Samuel Johnson (1709-1784), poet, critic, and author of fiction, is the namesake for this period in literature. Johnson wielded considerable influence over this era with works that focused on neoclassical aesthetics (the study of natural and artistic beauty with an eye toward the great classical writers). Johnson and his fellow writers placed great emphasis on the values of the Enlightenment which stressed the importance of using knowledge, not faith and superstition, to enlighten others, and led to the expansion of many social, economic, and cultural areas including astronomy, politics, and medicine.
Writers of the Age of Johnson focused on the qualities of intellect, reason, balance, and order. Notable publications of the Age of Johnson include Burke’s A Philosophical Inquiry into the Origins of Our Ideas on the Sublime and Beautiful (1757), Johnson’s The Rambler (1750-52), and Goldsmith’s The Vicar of Wakefield (1766).
One of Johnson’s most lasting legacies is his Dictionary of the English Language (1755). While this huge undertaking of Johnson’s was neither the first dictionary in existence, nor exceptionally unique, it was the most used and admired until the appearance of the Oxford English Dictionary in 1928. One of Johnson’s most fervently held beliefs was that the language of the people should be used in literature, and that a writer should avoid using grammar and vocabulary that did not appeal to the common reader.
While the Age of Johnson and the Age of Sensibility are terms often used interchangeably, Johnson’s age is considered to be the last of the neoclassical eras, while writers in the latter period are famed with an anticipation of the Romantic Period with their focus on the individual and imagination.

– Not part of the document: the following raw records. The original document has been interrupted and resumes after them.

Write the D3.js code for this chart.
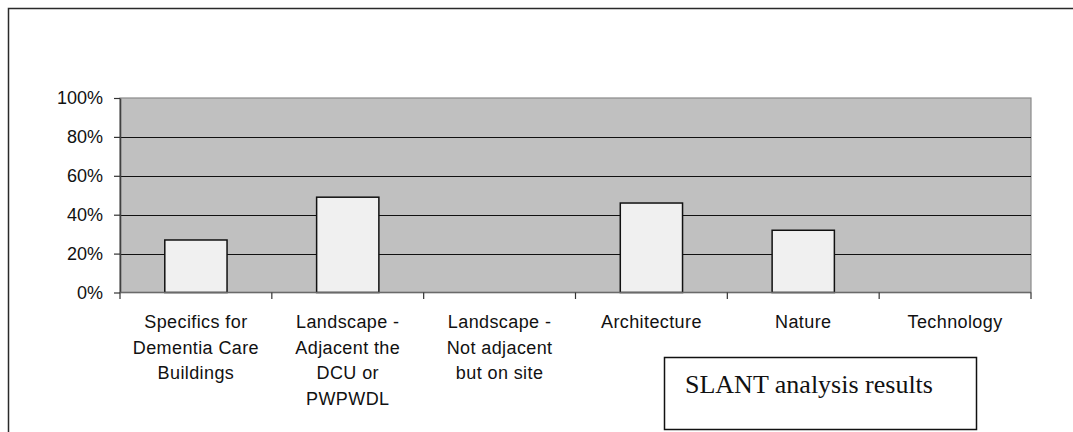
<!DOCTYPE html>
<html>
<head>
<meta charset="utf-8">
<script src="https://cdn.jsdelivr.net/npm/d3@7"></script>
<style>
  html, body { margin: 0; padding: 0; background: #ffffff; }
  svg { display: block; }
</style>
</head>
<body>
<script>
// Share of responses per theme
const categories = [
  "Specifics for\nDementia Care\nBuildings",
  "Landscape -\nAdjacent the\nDCU or\nPWPWDL",
  "Landscape -\nNot adjacent\nbut on site",
  "Architecture",
  "Nature",
  "Technology"
];
const values = [0.27, 0.49, 0, 0.46, 0.32, 0];
const yTicks = [0, 0.2, 0.4, 0.6, 0.8, 1.0];
const captionText = "SLANT analysis results";

const W = 1073, H = 432;
const plot = { left: 120, right: 1031, top: 98, bottom: 292.5 };

const svg = d3.select("body").append("svg")
  .attr("width", W).attr("height", H);

// Outer frame (open on the right and bottom edges)
svg.append("path")
  .attr("d", `M8.5,${H} L8.5,8.5 L${W},8.5`)
  .attr("fill", "none").attr("stroke", "#2a2a2a").attr("stroke-width", 1.5);

const x = d3.scaleBand()
  .domain(categories)
  .range([plot.left, plot.right])
  .paddingInner(0.59)
  .paddingOuter(0.295);

const y = d3.scaleLinear()
  .domain([0, 1])
  .range([plot.bottom, plot.top]);

// Plot area background
svg.append("rect")
  .attr("x", plot.left).attr("y", plot.top)
  .attr("width", plot.right - plot.left).attr("height", plot.bottom - plot.top)
  .attr("fill", "#c0c0c0")
  .attr("stroke", "#8a8a8a").attr("stroke-width", 1.2);

// Horizontal gridlines
svg.append("g").selectAll("line")
  .data(yTicks.filter(t => t > 0 && t < 1))
  .join("line")
  .attr("x1", plot.left).attr("x2", plot.right)
  .attr("y1", d => Math.round(y(d)) + 0.5).attr("y2", d => Math.round(y(d)) + 0.5)
  .attr("stroke", "#111").attr("stroke-width", 1);

// Bars
svg.append("g").selectAll("rect")
  .data(categories.map((c, i) => ({ c, v: values[i] })).filter(d => d.v > 0))
  .join("rect")
  .attr("x", d => x(d.c))
  .attr("y", d => y(d.v))
  .attr("width", x.bandwidth())
  .attr("height", d => y(0) - y(d.v))
  .attr("fill", "#f0f0f0")
  .attr("stroke", "#111").attr("stroke-width", 1.5);

// Y axis
const yAxis = d3.axisLeft(y)
  .tickValues(yTicks)
  .tickFormat(d3.format(".0%"))
  .tickSizeInner(6).tickSizeOuter(0).tickPadding(11);
const gy = svg.append("g")
  .attr("transform", `translate(${plot.left},0)`)
  .call(yAxis);
gy.select(".domain").attr("stroke", "#404040").attr("stroke-width", 1.6);
gy.selectAll(".tick line").attr("stroke", "#333").attr("stroke-width", 1.2);
gy.selectAll(".tick text")
  .attr("font-family", "Arial, 'Liberation Sans', sans-serif")
  .attr("font-size", 18).attr("fill", "#111");

// X axis: ticks at band boundaries
const gx = svg.append("g");
gx.append("line")
  .attr("x1", plot.left).attr("x2", plot.right)
  .attr("y1", plot.bottom).attr("y2", plot.bottom)
  .attr("stroke", "#6a6a6a").attr("stroke-width", 1.4);
const bounds = categories.map(c => x(c) - x.step() * x.paddingInner() / 2);
bounds.push(plot.right);
bounds[0] = plot.left;
gx.selectAll("line.tick")
  .data(bounds)
  .join("line").attr("class", "tick")
  .attr("x1", d => d).attr("x2", d => d)
  .attr("y1", plot.bottom).attr("y2", plot.bottom + 6.5)
  .attr("stroke", "#333").attr("stroke-width", 1.2);

// Category labels
const lbl = gx.selectAll("text.cat")
  .data(categories)
  .join("text").attr("class", "cat")
  .attr("text-anchor", "middle")
  .attr("font-family", "Arial, 'Liberation Sans', sans-serif")
  .attr("font-size", 18).attr("fill", "#111")
  .attr("letter-spacing", 0.4);
lbl.selectAll("tspan")
  .data(d => d.split("\n").map(s => ({ s, c: d })))
  .join("tspan")
  .attr("x", d => x(d.c) + x.bandwidth() / 2)
  .attr("y", (d, i) => 328 + i * 25.7)
  .text(d => d.s);

// Caption box
svg.append("rect")
  .attr("x", 664.5).attr("y", 357.5)
  .attr("width", 312).attr("height", 72)
  .attr("fill", "#fff").attr("stroke", "#111").attr("stroke-width", 1.5);
svg.append("text")
  .attr("x", 685).attr("y", 393)
  .attr("font-family", "'Times New Roman', 'Liberation Serif', serif")
  .attr("font-size", 26).attr("fill", "#111")
  .text(captionText);
</script>
</body>
</html>
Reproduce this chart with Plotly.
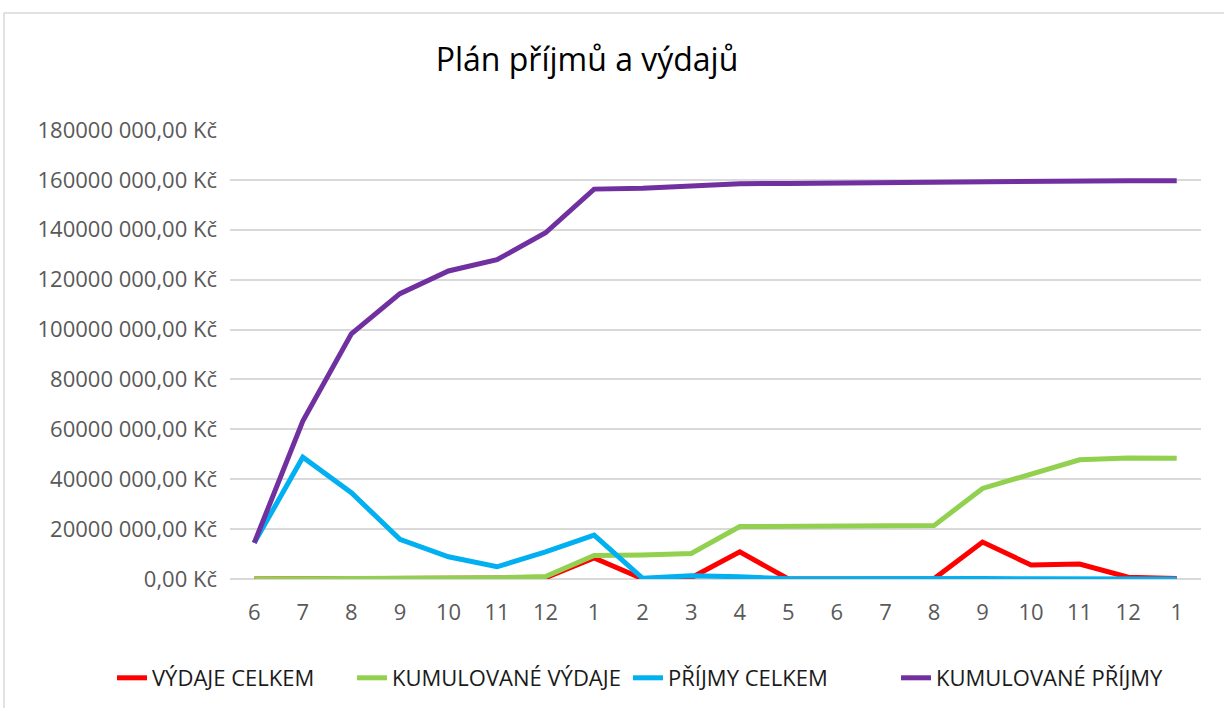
import plotly.graph_objects as go

# Months covered by the plan (two calendar years)
months = ["6", "7", "8", "9", "10", "11", "12", "1", "2", "3",
          "4", "5", "6", "7", "8", "9", "10", "11", "12", "1"]

# Values in Kč
vydaje_celkem = [0, 0, 50_000, 100_000, 100_000, 200_000, 500_000, 8_400_000, 100_000, 500_000,
                 10_900_000, 0, 100_000, 200_000, 100_000, 14_800_000, 5_600_000, 6_000_000, 700_000, 200_000]
kumulovane_vydaje = [0, 0, 100_000, 200_000, 300_000, 500_000, 1_000_000, 9_400_000, 9_600_000, 10_200_000,
                     21_000_000, 21_000_000, 21_100_000, 21_300_000, 21_400_000, 36_300_000, 41_900_000, 47_800_000, 48_500_000, 48_400_000]
prijmy_celkem = [14_500_000, 48_800_000, 34_600_000, 15_900_000, 8_900_000, 4_900_000, 10_900_000, 17_600_000, 300_000, 1_300_000,
                 900_000, 100_000, 100_000, 300_000, 200_000, 200_000, 100_000, 50_000, 50_000, 50_000]
kumulovane_prijmy = [14_500_000, 63_300_000, 98_300_000, 114_400_000, 123_500_000, 128_000_000, 138_800_000, 156_300_000, 156_600_000, 157_700_000,
                     158_500_000, 158_600_000, 158_800_000, 159_100_000, 159_300_000, 159_500_000, 159_600_000, 159_700_000, 159_700_000, 159_700_000]

y_ticks = [i * 20_000_000 for i in range(10)]


def kc_label(v):
    if v == 0:
        return "0,00 Kč"
    return f"{v // 1000} {v % 1000:03d},00 Kč"


series = [
    ("VÝDAJE CELKEM", vydaje_celkem, "#FF0000"),
    ("KUMULOVANÉ VÝDAJE", kumulovane_vydaje, "#92D050"),
    ("PŘÍJMY CELKEM", prijmy_celkem, "#00B0F0"),
    ("KUMULOVANÉ PŘÍJMY", kumulovane_prijmy, "#7030A0"),
]

# left edge (px) of each legend entry along the bottom row
legend_left = [112, 352, 628, 896]

font_family = "Open Sans, Noto Sans, sans-serif"

x = list(range(len(months)))
fig = go.Figure()
legend_layouts = {}
for i, (name, vals, color) in enumerate(series):
    key = "legend" if i == 0 else f"legend{i + 1}"
    fig.add_trace(go.Scatter(
        x=x, y=vals, name=name, mode="lines",
        line=dict(color=color, width=5),
        legend=key, showlegend=True,
    ))
    legend_layouts[key] = dict(
        orientation="h", xref="container", yref="container",
        x=legend_left[i] / 1224, xanchor="left", y=30 / 708, yanchor="middle",
        font=dict(family=font_family, size=22, color="#1A1A1A"),
        itemwidth=30, bgcolor="rgba(0,0,0,0)",
    )

fig.update_layout(
    width=1224, height=708,
    showlegend=True,
    margin=dict(l=230, r=23, t=130, b=129),
    paper_bgcolor="white", plot_bgcolor="white",
    title=dict(text="Plán příjmů a výdajů", x=587 / 1224, xanchor="center",
               y=1 - 60 / 708, yanchor="middle",
               font=dict(family=font_family, size=32, color="#000000")),
    font=dict(family=font_family),
    xaxis=dict(
        range=[-0.5, len(months) - 0.5],
        tickmode="array", tickvals=x, ticktext=months,
        showgrid=False, zeroline=False, showline=False,
        ticks="", ticklabelstandoff=18,
        tickfont=dict(size=22, color="#595959"),
    ),
    yaxis=dict(
        range=[0, 180_000_000],
        tickmode="array", tickvals=y_ticks, ticktext=[kc_label(v) for v in y_ticks],
        showgrid=True, gridcolor="#D9D9D9", gridwidth=1.5,
        zeroline=True, zerolinecolor="#D9D9D9", zerolinewidth=1.5,
        ticks="", ticklabelstandoff=12,
        tickfont=dict(size=22, color="#595959"),
    ),
    shapes=[dict(
        type="rect", xref="paper", yref="paper",
        x0=(4 - 230) / 971, x1=1.2, y0=-0.5, y1=(579 - 13) / 449,
        line=dict(color="#D9D9D9", width=1.5), fillcolor="rgba(0,0,0,0)",
        layer="below",
    )],
    **legend_layouts,
)

fig.write_html("out.html")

The Age of Sensibility is marked by works that focus more directly on anticlassical features of old ballads and new bardic poetry. These writers began to embrace new forms of literary expression formerly avoided by writers of the Age of Johnson such as medieval history and folk literature. Classic prose fiction examples from the Age of Sensibility include Laurence Stern’s Tristram Shandy (1759) and Henry Mackenzie’s The Man of Feeling (1771). The poetry of William Collins, William Cowper, Thomas Gray, and Christopher Smart are also attributed to the Age of Sensibility.